Thursday, December 14, 2006

Updates

The Kennedy Center Honors didn't stop when I quit writing. After what seemed like hours I got to go down to the gala. I had been packing boxes and pulling up taped wires and contemplating rebellion and why I shouldn't be forced to do what I was doing, I was the receptionist for God's sake! Not a bloody PA. Although I was, sort of. I just didn't want to be one then. I wanted to go mingle with Washington's finest. Finally my boss let me go and I ran so fast I almost tripped on my wedges. I wasn't going to risk him calling me back. I got some drinks and hung out with the production crew who ended up shutting down the place at the free bar. Trust a TV crew to find free booze and not let go. We "mingled" a little, if you can call it that. The foyer was so jam packed with tables that no body was sitting at and no place to walk through that it was pointless trying to get to the honorees. Besides, all the good famous people were already gone. I wanted to see Dolly or Steven or Tom. Not even Josh was left around. Disappointing, since Sam, Aja and I had hatched a plan to get Josh to come hang out with us, younger people. I did say a shy, five-year-old's hi to Aretha Franklin who was sitting down fanning herself at a table that we inched past. I think she said hi back and I didn't know what else to say. Cee Lo from Gnarls Barkley said I was sexy as I passed him. I said thank you. He was definitely on something. But I did look sexy.

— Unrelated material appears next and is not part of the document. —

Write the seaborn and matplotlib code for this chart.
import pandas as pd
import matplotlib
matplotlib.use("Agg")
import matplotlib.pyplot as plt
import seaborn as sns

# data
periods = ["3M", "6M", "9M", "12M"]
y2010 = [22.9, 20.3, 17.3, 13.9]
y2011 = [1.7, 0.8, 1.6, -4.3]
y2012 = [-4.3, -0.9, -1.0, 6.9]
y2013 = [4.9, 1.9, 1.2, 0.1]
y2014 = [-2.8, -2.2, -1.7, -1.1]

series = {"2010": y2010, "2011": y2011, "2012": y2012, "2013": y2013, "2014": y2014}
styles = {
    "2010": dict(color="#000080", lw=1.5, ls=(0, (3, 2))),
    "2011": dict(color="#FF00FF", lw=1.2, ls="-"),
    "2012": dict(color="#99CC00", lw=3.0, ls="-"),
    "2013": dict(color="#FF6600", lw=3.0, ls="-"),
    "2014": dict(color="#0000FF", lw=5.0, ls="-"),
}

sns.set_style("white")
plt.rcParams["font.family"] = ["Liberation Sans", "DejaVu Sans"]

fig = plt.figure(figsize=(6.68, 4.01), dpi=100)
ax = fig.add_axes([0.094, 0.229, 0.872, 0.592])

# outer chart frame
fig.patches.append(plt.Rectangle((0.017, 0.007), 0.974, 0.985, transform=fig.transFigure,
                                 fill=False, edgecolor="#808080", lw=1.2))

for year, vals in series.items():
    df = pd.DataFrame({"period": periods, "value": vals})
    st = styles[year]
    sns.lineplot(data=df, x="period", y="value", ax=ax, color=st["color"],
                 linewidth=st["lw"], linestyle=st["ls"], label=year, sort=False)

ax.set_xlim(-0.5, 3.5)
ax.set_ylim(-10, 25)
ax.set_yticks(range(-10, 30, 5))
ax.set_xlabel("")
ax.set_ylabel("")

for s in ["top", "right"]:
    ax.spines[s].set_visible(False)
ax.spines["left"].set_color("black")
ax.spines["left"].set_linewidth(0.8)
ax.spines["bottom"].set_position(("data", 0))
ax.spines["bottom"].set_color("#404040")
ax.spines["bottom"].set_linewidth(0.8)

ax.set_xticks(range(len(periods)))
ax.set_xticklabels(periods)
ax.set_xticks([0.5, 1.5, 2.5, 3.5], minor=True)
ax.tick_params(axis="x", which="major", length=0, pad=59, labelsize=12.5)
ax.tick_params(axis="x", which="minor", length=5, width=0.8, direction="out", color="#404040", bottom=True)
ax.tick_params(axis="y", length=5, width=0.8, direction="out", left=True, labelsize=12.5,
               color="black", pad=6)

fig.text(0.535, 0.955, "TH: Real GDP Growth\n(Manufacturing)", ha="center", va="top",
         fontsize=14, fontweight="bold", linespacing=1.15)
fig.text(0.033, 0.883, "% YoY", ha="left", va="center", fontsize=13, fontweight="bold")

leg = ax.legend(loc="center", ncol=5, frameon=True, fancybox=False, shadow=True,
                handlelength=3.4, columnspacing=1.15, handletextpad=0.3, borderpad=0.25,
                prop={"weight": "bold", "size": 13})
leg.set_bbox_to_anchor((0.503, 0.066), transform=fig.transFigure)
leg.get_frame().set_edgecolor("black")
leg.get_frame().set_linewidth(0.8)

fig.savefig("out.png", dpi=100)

Anyway, that was basically the end of it. I came in on Monday and helped the Production Coordinators finish boxing things up and waited for the vendors to come remove what we had rented from them. Soon it looked like a dance studio again. It was hard to believe what once went on here. It would have been sad if I hadn't been so exhausted. I went home and straight to bed. I wasn't doing Christmas in Washington like most everybody else and I had an interview in New York on Wednesday. I would have liked to have written about the day before it and my nervous trip up to New York, getting lost in Maryland as I tried to take Route 1 all the way and avoid boring highways and ridiculous tolls but I was too busy doing it. So I'll just relate to you the outcome. I had my interview at Tribeca Productions and looked at places to live with Aja. It was exhausting and not very productive. We came back defeated and irritated. We're going to look for seperate places.

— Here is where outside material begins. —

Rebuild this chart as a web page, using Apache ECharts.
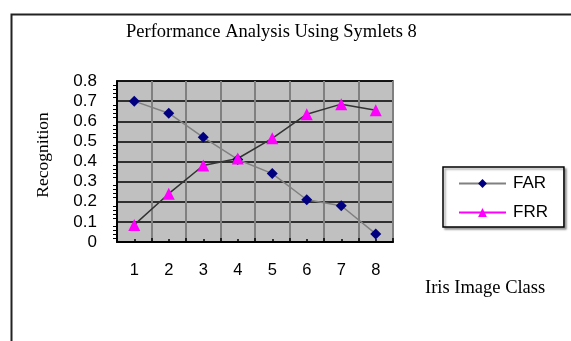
<!DOCTYPE html>
<html>
<head>
<meta charset="utf-8">
<script src="https://cdn.jsdelivr.net/npm/echarts@6/dist/echarts.min.js"></script>
<style>html,body{margin:0;padding:0;background:#fff;}#c{width:571px;height:341px;}</style>
</head>
<body>
<div id="c"></div>
<script>
const categories = ['1','2','3','4','5','6','7','8'];
const farValues = [0.70, 0.64, 0.52, 0.41, 0.34, 0.21, 0.18, 0.04];
const frrValues = [0.085, 0.24, 0.38, 0.415, 0.515, 0.635, 0.685, 0.655];
const yTicks = [0, 0.1, 0.2, 0.3, 0.4, 0.5, 0.6, 0.7, 0.8];

const chart = echarts.init(document.getElementById('c'), null, {renderer: 'canvas'});
chart.setOption({
  backgroundColor: '#fff',
  animation: false,
  title: {
    text: 'Performance Analysis Using Symlets 8',
    left: 121, top: 18,
    textStyle: {fontFamily: 'Liberation Serif', fontSize: 18.5, fontWeight: 'normal', color: '#000'}
  },
  graphic: [
    {type: 'rect', left: 9, top: 12, shape: {width: 620, height: 400}, style: {fill: 'none', stroke: '#222', lineWidth: 2}, z: -1},
    {type: 'text', left: 425, top: 279, style: {text: 'Iris Image Class', font: '18.5px "Liberation Serif"', fill: '#000'}},
    {type: 'text', x: 43, y: 155, rotation: Math.PI / 2, style: {text: 'Recognition', font: '17.5px "Liberation Serif"', fill: '#000', align: 'center', verticalAlign: 'middle'}}
  ],
  legend: {
    orient: 'vertical',
    left: 443, top: 167,
    padding: [8, 16, 6, 15],
    itemGap: 12,
    itemWidth: 47, itemHeight: 11,
    borderColor: '#000', borderWidth: 1.5,
    backgroundColor: '#fff',
    shadowColor: 'rgba(0,0,0,0.35)', shadowOffsetX: 2, shadowOffsetY: 2, shadowBlur: 2,
    textStyle: {fontFamily: 'Liberation Sans', fontSize: 17, color: '#000', padding: [0, 0, 0, 2]},
    data: [
      {name: 'FAR', lineStyle: {color: '#808080', width: 2}},
      {name: 'FRR', lineStyle: {color: '#ff00ff', width: 2}}
    ]
  },
  grid: {
    left: 117, right: 178, top: 81, bottom: 99,
    show: true, backgroundColor: '#c0c0c0', borderColor: '#222', borderWidth: 1.5
  },
  xAxis: [
    {
      type: 'category', data: categories, boundaryGap: true,
      axisLine: {show: true, lineStyle: {color: '#000', width: 2}},
      axisTick: {show: true, inside: true, length: 4, interval: 0, lineStyle: {color: '#000', width: 1.5}},
      axisLabel: {margin: 20, fontFamily: 'Liberation Sans', fontSize: 16.5, color: '#000', interval: 0},
      splitLine: {show: true, interval: 0, lineStyle: {color: '#808080', width: 2}}
    },
    {
      type: 'category', data: categories, boundaryGap: true, position: 'bottom', gridIndex: 0,
      axisLine: {show: false},
      axisTick: {show: true, inside: true, alignWithLabel: true, length: 3, interval: 0, lineStyle: {color: '#000', width: 1.5}},
      axisLabel: {show: false},
      splitLine: {show: false}
    }
  ],
  yAxis: {
    type: 'value', min: 0, max: 0.8, interval: 0.1,
    axisLine: {show: true, lineStyle: {color: '#000', width: 2}},
    axisTick: {show: false},
    minorTick: {show: true, splitNumber: 5, length: 4, lineStyle: {color: '#000', width: 1}},
    axisLabel: {margin: 20, fontFamily: 'Liberation Sans', fontSize: 17, color: '#000',
      formatter: function (v) { return yTicks.indexOf(Math.round(v * 10) / 10) >= 0 ? String(Math.round(v * 10) / 10) : ''; }},
    splitLine: {show: true, lineStyle: {color: '#000', width: 1.5}}
  },
  series: [
    {
      name: 'FAR', type: 'line', data: farValues,
      symbol: 'diamond', symbolSize: 11,
      itemStyle: {color: '#000080'},
      lineStyle: {color: '#808080', width: 1.5}
    },
    {
      name: 'FRR', type: 'line', data: frrValues,
      symbol: 'triangle', symbolSize: 12,
      itemStyle: {color: '#ff00ff'},
      lineStyle: {color: '#333', width: 1.5}
    }
  ]
});
</script>
</body>
</html>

On Friday, the day after we returned I got a call from someone in New York. I didn't know what it could be. I thought it was a rental person returning our calls. It turned out to be a job offer from a company who would be filming the Super Bowl. They had gotten my name from a lady I had worked with at the KCH and wanted to know if I would like to be their office PA in New York while they were in Miami. It would be a five week gig. I was dumbstruck. I had no idea this lady would have been so kind as to has passed on my information. It was one of the sweetest, surprising gestures I have ever received. (Except maybe for the person who paid my toll on the Pennsylvania Tollpike because I had no cash left. Thank you. ) I told them I would love the job after thinking about it for a minute but that I was waiting to hear back about something else so I wasn't certain wether I could or not. She said she would write my name down as though I was, just in case.

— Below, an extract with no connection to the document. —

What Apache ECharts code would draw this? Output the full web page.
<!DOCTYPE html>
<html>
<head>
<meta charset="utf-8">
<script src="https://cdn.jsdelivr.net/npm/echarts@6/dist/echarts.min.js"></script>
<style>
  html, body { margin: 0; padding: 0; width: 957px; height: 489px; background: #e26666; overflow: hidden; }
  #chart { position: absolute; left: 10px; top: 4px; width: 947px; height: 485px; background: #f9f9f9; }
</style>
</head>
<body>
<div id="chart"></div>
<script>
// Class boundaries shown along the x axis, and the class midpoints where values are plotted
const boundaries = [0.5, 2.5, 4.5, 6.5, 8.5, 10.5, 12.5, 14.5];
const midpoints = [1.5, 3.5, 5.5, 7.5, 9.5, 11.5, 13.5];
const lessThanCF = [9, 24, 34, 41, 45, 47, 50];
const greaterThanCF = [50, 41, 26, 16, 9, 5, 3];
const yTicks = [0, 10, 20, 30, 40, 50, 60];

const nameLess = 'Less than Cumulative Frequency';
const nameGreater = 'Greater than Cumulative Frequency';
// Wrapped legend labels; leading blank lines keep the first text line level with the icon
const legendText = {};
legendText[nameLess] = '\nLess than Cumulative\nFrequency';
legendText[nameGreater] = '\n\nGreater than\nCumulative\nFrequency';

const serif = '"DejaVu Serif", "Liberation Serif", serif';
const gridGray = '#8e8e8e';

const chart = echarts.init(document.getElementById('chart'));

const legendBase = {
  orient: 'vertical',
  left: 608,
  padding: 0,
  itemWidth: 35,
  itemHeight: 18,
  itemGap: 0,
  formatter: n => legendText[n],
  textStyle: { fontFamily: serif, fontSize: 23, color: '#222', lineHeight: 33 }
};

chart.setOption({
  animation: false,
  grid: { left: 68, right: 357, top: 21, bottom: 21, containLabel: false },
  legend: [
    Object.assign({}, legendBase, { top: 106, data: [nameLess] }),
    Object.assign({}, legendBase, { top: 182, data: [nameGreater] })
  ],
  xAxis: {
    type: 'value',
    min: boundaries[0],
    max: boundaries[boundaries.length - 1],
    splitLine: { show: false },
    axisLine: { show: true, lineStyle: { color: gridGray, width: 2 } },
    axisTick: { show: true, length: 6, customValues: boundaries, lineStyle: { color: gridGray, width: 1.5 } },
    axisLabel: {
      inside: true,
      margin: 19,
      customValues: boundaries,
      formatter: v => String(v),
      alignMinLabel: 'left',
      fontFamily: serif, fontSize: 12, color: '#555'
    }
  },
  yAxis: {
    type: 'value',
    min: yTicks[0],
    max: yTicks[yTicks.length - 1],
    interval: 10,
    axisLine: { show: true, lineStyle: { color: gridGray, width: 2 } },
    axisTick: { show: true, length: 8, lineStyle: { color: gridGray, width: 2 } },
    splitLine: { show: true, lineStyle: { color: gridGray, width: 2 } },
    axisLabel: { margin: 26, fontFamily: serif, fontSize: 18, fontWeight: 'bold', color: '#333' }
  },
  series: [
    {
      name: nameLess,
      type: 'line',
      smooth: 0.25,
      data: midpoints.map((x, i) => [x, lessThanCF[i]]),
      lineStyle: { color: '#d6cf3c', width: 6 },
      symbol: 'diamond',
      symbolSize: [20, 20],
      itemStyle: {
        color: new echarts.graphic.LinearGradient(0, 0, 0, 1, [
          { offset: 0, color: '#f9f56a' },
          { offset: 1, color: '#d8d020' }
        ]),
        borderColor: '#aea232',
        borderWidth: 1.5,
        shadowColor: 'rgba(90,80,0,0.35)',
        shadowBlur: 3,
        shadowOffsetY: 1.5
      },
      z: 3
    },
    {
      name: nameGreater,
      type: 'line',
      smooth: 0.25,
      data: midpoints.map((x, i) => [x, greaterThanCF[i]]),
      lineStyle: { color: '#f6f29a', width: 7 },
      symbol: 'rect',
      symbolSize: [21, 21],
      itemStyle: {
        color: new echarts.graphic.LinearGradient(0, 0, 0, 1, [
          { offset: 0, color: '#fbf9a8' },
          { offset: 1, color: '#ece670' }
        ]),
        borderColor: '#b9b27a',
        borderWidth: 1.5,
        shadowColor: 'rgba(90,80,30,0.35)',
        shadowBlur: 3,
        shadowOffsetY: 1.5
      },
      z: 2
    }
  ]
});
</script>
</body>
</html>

Now I have a bit of a delimma because I got a call from Tribeca last night saying they did want me as an intern. Great news lately, right? Then why do I feel so confused? I'm worried because I've got a paying job in a field related to the one I want and a non paying learning experience in the field I do want to be in. If I take the paid job will I forfeit the chance to work at Tribeca? Will this set me up for more television jobs when what I want to do is film? And is the Tribeca internship even what I really need to get where I want to be? Will they be kind enough to let me work around this schedule? Now that I'm writing this I feel like a complete jerk. How many people would like to be in my position right now? I have a paying job in a very cool city, one that I didn't have to lift a finger to get and an internship with a very prestigious film company. I'm going to quit complaining.